So I’m in my first year of seriously reading and from Marx, Lenin, Luxembourg and even more libby books like Republic of Walmart I’ve noticed a reoccurring side theme of capitalism ultimately, like previous econ system has a technological limit. From my brief time as a lab rat I’ve noticed with the whole grant begging and patent system hamstrings science and innovation.
So are there any books that focus on this concept from a Marxist lens of sorts? Bonus if they are written by someone with a more STEM-y background.
I don’t have any book suggestions myself I’m afraid, but if I remember right, the use of the transistor was delayed extensively because of how lucrative it was to sell older and considerably more expensive vacuum tubes instead.
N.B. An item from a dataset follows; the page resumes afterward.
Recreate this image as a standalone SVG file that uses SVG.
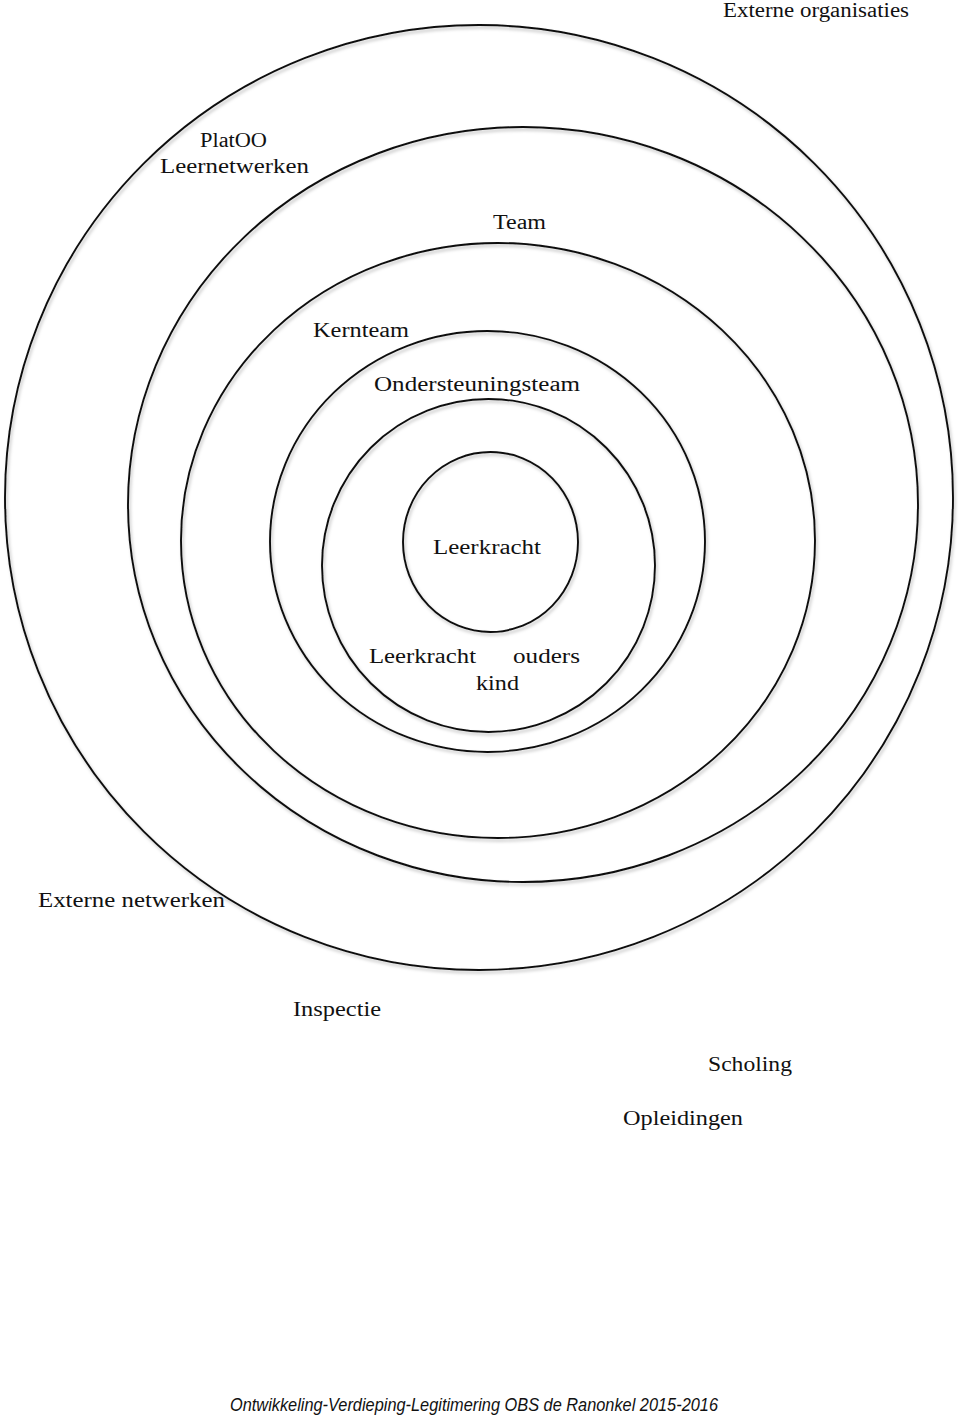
<svg xmlns="http://www.w3.org/2000/svg" width="960" height="1416" viewBox="0 0 960 1416">
  <defs>
    <filter id="shadow" x="-10%" y="-10%" width="120%" height="120%">
      <feDropShadow dx="1.5" dy="2.5" stdDeviation="1.5" flood-color="#000" flood-opacity="0.25"/>
    </filter>
  </defs>
  <style>
    .ring { fill: none; stroke: #111; stroke-width: 1.9; filter: url(#shadow); }
    .lbl { font-family: "Liberation Serif", "Times New Roman", serif; font-size: 20px; fill: #111; }
    .foot { font-family: "Liberation Sans", Arial, sans-serif; font-style: italic; font-size: 18px; fill: #111; }
  </style>
  <rect width="960" height="1416" fill="#fff"/>

  <g id="ring-externe-organisaties">
    <ellipse class="ring" cx="479" cy="497.5" rx="474" ry="472.5"/>
  </g>
  <g id="ring-platoo">
    <ellipse class="ring" cx="523" cy="504.5" rx="395" ry="377.5"/>
  </g>
  <g id="ring-team">
    <ellipse class="ring" cx="498" cy="540.5" rx="317" ry="297.5"/>
  </g>
  <g id="ring-kernteam">
    <ellipse class="ring" cx="487.5" cy="541.5" rx="217.5" ry="210.5"/>
  </g>
  <g id="ring-ondersteuningsteam">
    <ellipse class="ring" cx="488.5" cy="565.5" rx="166.5" ry="166.5"/>
  </g>
  <g id="ring-leerkracht">
    <ellipse class="ring" cx="490.5" cy="542" rx="87.5" ry="90"/>
  </g>

  <g id="labels">
    <text class="lbl" x="723" y="17" textLength="186" lengthAdjust="spacingAndGlyphs">Externe organisaties</text>
    <text class="lbl" x="200" y="147" textLength="67" lengthAdjust="spacingAndGlyphs">PlatOO</text>
    <text class="lbl" x="160" y="173" textLength="149" lengthAdjust="spacingAndGlyphs">Leernetwerken</text>
    <text class="lbl" x="493" y="229" textLength="53" lengthAdjust="spacingAndGlyphs">Team</text>
    <text class="lbl" x="313" y="337" textLength="96" lengthAdjust="spacingAndGlyphs">Kernteam</text>
    <text class="lbl" x="374" y="391" textLength="206" lengthAdjust="spacingAndGlyphs">Ondersteuningsteam</text>
    <text class="lbl" x="433" y="554" textLength="108" lengthAdjust="spacingAndGlyphs">Leerkracht</text>
    <text class="lbl" x="369" y="663" textLength="107" lengthAdjust="spacingAndGlyphs">Leerkracht</text>
    <text class="lbl" x="513" y="663" textLength="67" lengthAdjust="spacingAndGlyphs">ouders</text>
    <text class="lbl" x="476" y="690" textLength="43" lengthAdjust="spacingAndGlyphs">kind</text>
    <text class="lbl" x="38" y="907" textLength="187" lengthAdjust="spacingAndGlyphs">Externe netwerken</text>
    <text class="lbl" x="293" y="1016" textLength="88" lengthAdjust="spacingAndGlyphs">Inspectie</text>
    <text class="lbl" x="708" y="1071" textLength="84" lengthAdjust="spacingAndGlyphs">Scholing</text>
    <text class="lbl" x="623" y="1125" textLength="120" lengthAdjust="spacingAndGlyphs">Opleidingen</text>
    <text class="foot" x="230" y="1411" textLength="488" lengthAdjust="spacingAndGlyphs">Ontwikkeling-Verdieping-Legitimering OBS de Ranonkel 2015-2016</text>
  </g>
</svg>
I’m just looking at the Wikipedia article for vacuum tubes now, and it says that transistors/semiconductors were invented in the 1940s, but didn’t really start replacing vacuum tubes until the 1960s. Because technological advancement increases exponentially instead of linearly, who knows what point in technological advancement we would be at today if the switch between the two technologies happened 20-something years earlier.
I’m reading Paul Cockshott’s How the World Works right now (you can find on libgen), it’s probably what you’re looking for. There are a lot of sections about how undervaluing labor’s contribution, and paying extremely low wages, stifles innovation, because the startup costs associated with research, tech, and MOP are higher than the cost of labor. So tech growth has slowed down to ~1-2% even in the relatively high wage countries of the global north, but also in the global south too, because labor is so universally cheap.
This is similar to how the Roman empire had slowed tech innovation because the cheap price of slave labor.
As far as the patent system and grant stuff, I’m sure that even liberal writers have written good works about that.
I’ll be taking a look at that, meets what I was thinking about. I’m really surprised there aren’t more easily recalled works on the subject, maybe its too obvious.